A pesar de lo que se pueda pensar, los japoneses no nacen de un molde diferente. Es un país en el que es posible llegar a acuerdos de largo plazo y tienen la sabiduría de sostenerlos, a lo mejor la clave es que pueden mirar el largo plazo como un futuro realizable. El tiempo transcurre con una densidad diferente. 
Feligreses a la entrada del templo de Senso-ji
Desde hace décadas a los estudiantes se les enseña el valor del orden, de la organización, del respeto por los demás. Tampoco se les ocurrió un día que esa sería una buena idea. De alguna manera, es una reacción a la que ha sido empujados por un factor que es determinante en el país: los desastres naturales. 
Japón se bambolea encima de donde chocan cuatro capas tectónicas, ha sufrido las fieras patadas de muchos tsunami, tiene una centena de volcanes activos y cada año es golpeado por una veintena de tifones. Por eso, el país tiene que reaccionar de manera de aprovechar la fuerza de la unión de las personas como sistema central para mitigar los daños. 
Luego de un evento desastroso, a ninguno se le ocurriría comprar más agua de la que necesita, jamás se arrasa con los alimentos de las tiendas.

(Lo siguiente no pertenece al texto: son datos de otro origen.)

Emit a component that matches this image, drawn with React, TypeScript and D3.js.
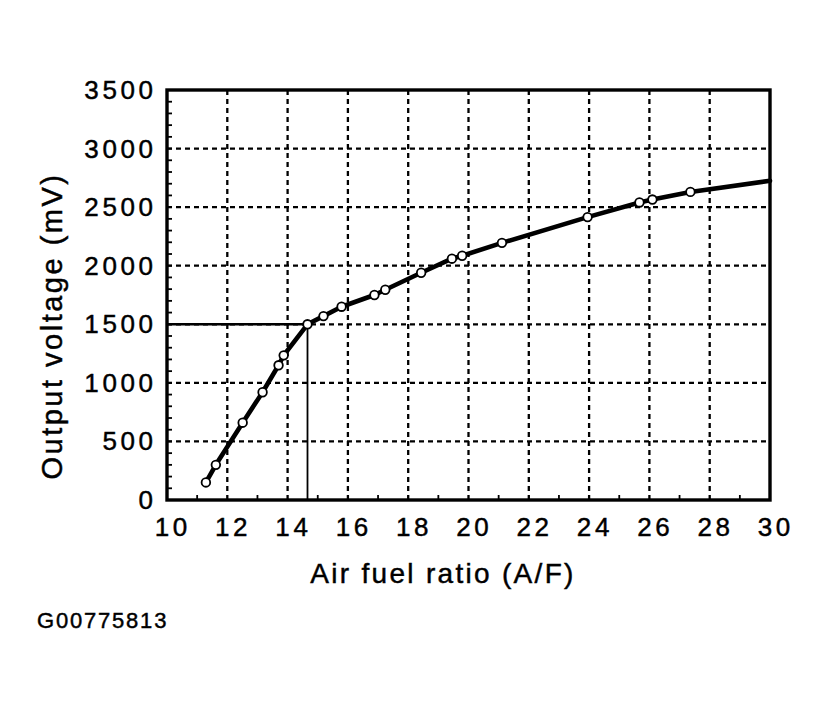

Cada persona comprará una comida completa y probablemente la ceda si es que hay alguien que ha comido menos que él.
En el Japón, como es evidente, se ha demostrado que el orden tiene utilidad. Y mucha. Sirve para sobrevivir. Pero, implícitamente, sirve para ratificar el respeto que tienen por otras personas y por todos los seres vivos, una posición muy budista. 
El argumento final: las personas que habitan islas tienen una predisposición especial para ser solidarios, tienden a cuidarse porque no pueden huir, están sitiados por la inmensidad del mar. Eso les pone a todos en una posición similar, una igualdad sobre la que se fundamentan la solidaridad. 
Para muchos occidentales es exagerado el orden de Japón, suponen que no es necesario ser tan estrictos. Probablemente la única manera de entender este concepto de orden sea convertirse en japonés. Y eso es casi imposible. 

Me voy unos días, volveré pronto. Me encanta conversar con ustedes.